Die Bundesanwaltschaft glaubt das nicht. Den wegen Beihilfe zum Mord Mitangeklagten Markus H. habe Ernst zwar nicht über seinen genauen Mordplan informiert. Markus H. habe jedoch geäußert, dass Walter Lübcke "erhängt werden" müsse, so die Anklage.
Mitangeklagter hasst Ausländer
Markus H. brachte Stephan Ernst das Schießen mit scharfen Waffen bei. Eine Zeugin bestätigt laut Anklageschrift das Schießtraining der beiden Beschuldigten auch an Langwaffen und die politisch motivierte Gewaltbereitschaft von Markus H.: Der habe Ausländer als "Dreckspack" bezeichnet und gedroht, er werde sich im Fall einer schweren Erkrankung einen Sprengstoffgürtel basteln und "so viele Kanaken wie möglich mit in den Tod nehmen".
H. soll sich auch Chemikalien zur Sprengstoffherstellung beschafft und Probesprengungen durchgeführt haben. Die Zeugin beschreibt Markus H. als gefühllosen Rechtsextremsten, und dessen Motto gewesen sei: "Wir Deutschen brauchen Waffen."

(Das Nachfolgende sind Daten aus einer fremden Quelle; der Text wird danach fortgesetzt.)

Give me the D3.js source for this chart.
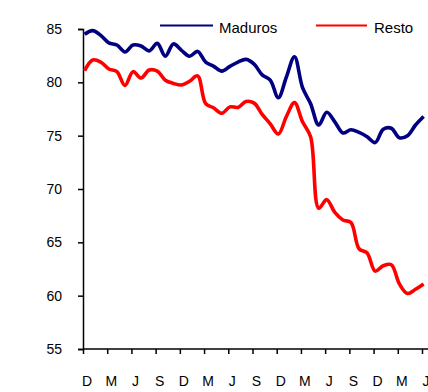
<!DOCTYPE html>
<html><head><meta charset="utf-8">
<script src="https://cdn.jsdelivr.net/npm/d3@7"></script>
<style>body{margin:0;background:#fff}svg{display:block}text{font-family:"Liberation Sans",Arial,sans-serif;fill:#000}</style>
</head><body><svg id="c" width="428" height="392"></svg>
<script>
const tickLabels = ["D","M","J","S","D","M","J","S","D","M","J","S","D","M","J"];
const yTicks = [55,60,65,70,75,80,85];
const seriesNames = ["Maduros","Resto"];
const maduros = [84.5,84.85,84.4,83.7,83.5,82.85,83.5,83.4,82.95,83.65,82.45,83.6,83.0,82.45,82.9,81.9,81.5,81.05,81.5,81.9,82.15,81.7,80.7,80.2,78.55,80.5,82.4,79.5,78.0,76.0,77.2,76.3,75.25,75.55,75.3,74.9,74.35,75.6,75.7,74.8,75.0,76.0,76.8];
const resto = [81.1,82.1,81.9,81.25,81.0,79.7,81.0,80.4,81.15,81.05,80.2,79.9,79.75,80.1,80.6,78.0,77.6,77.1,77.7,77.65,78.2,78.05,77.0,76.1,75.15,76.8,78.1,76.3,74.9,68.2,69.0,67.8,67.1,66.85,64.4,64.0,62.3,62.8,62.9,61.1,60.2,60.6,61.1];

const svg = d3.select("#c");
const x = d3.scaleLinear().domain([0,42]).range([83,422]);
const y = d3.scaleLinear().domain([55,85]).range([349,29]);

// Y axis
const ya = svg.append("g").attr("transform","translate(83,0)")
  .call(d3.axisLeft(y).tickValues(yTicks).tickSize(5).tickPadding(16).tickFormat(d3.format("d")));
ya.select(".domain").attr("stroke","#000").attr("stroke-width",1.5);
ya.selectAll(".tick line").attr("stroke","#000").attr("stroke-width",1.5);
ya.selectAll("text").attr("font-size",14).style("font-family","'Liberation Sans',Arial,sans-serif");

// X axis
const xa = svg.append("g").attr("transform","translate(0,349)")
  .call(d3.axisBottom(x).tickValues(d3.range(0,43,3)).tickSize(5).tickPadding(22)
    .tickFormat((d,i)=>tickLabels[i]));
xa.select(".domain").attr("d","M83,0H428").attr("stroke","#000").attr("stroke-width",1.5);
xa.selectAll(".tick line").attr("stroke","#000").attr("stroke-width",1.5);
xa.selectAll("text").attr("font-size",14).attr("dx",3.5).style("font-family","'Liberation Sans',Arial,sans-serif");

const line = d3.line().x((d,i)=>x(i+0.2)).y(d=>y(d)).curve(d3.curveCatmullRom.alpha(0.5));
const colors = ["#000080","#ff0000"];
[maduros,resto].forEach((s,k)=>{
  svg.append("path").datum(s).attr("d",line).attr("fill","none")
    .attr("stroke",colors[k]).attr("stroke-width",3.6).attr("stroke-linejoin","round");
});

// Legend
const leg = [{x1:160,x2:213,tx:219},{x1:316,x2:367,tx:374}];
leg.forEach((l,k)=>{
  svg.append("line").attr("x1",l.x1).attr("x2",l.x2).attr("y1",25.5).attr("y2",25.5)
    .attr("stroke",colors[k]).attr("stroke-width",2);
  svg.append("text").attr("x",l.tx).attr("y",33).attr("font-size",15).text(seriesNames[k]);
});
</script></body></html>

Flüchtlingsheim-Pläne als Auslöser für Hass auf Lübcke
Auslöser für den Hass auf Lübcke sei ein Flüchtlingsheim in der Nähe von Ernsts Wohnort gewesen, das der Kasseler Regierungspräsident durchgesetzt hatte. Stephan Ernst, Markus H. und weitere Rechte aus dem Umfeld der Kasseler Pegida-Demonstrationen störten eine Bürgerversammlung im Oktober 2015, auf der Lübcke für das Flüchtlingsheim warb. Lübcke wurde mehrfach unterbrochen und sagte damals:
Noch am selben Abend stellte Markus H. das Video mit Lübckes Worten ins Netz. Dort brach eine Hasswelle gegen Walter Lübcke los. Stephan Ernst kommentierte das Video in einer SMS an seine Mutter mit den Worten: "Hallo Mama, schau dir das an! Da siehst du, wie weit sich dieser Abschaum von Volksverrätern von uns entfernt hat." In den Ermittlungsakten heißt es, Stephan Ernst sei auf der Bürgerversammlung klar geworden, dass Lübcke "ein Volksschädling" sei, der "beseitigt werden" müsse.
Ernst: auch andere rechtsextreme Straftaten
Stephan Ernst und Markus H. hatten sich seit den 1990er Jahren in rechtsextremen Kreisen bewegt. Ernst war als junger Erwachsener für einen Bombenanschlag auf ein Flüchtlingsheim und einen Messerangriff auf einen türkischen Imam zu einer mehrjährigen Jugendhaftstrafe verurteilt worden. Zweieinhalb Jahre vor dem Lübcke-Mord stach er auf einen Asylsuchenden vor dem Flüchtlingsheim in Lohfelden ein, das Walter Lübcke durchgesetzt hatte. Auch diese Gewalttat wird Gegenstand des Strafverfahrens gegen Ernst sein, das am 16. Juni vor dem Oberlandesgericht in Frankfurt/Main beginnt.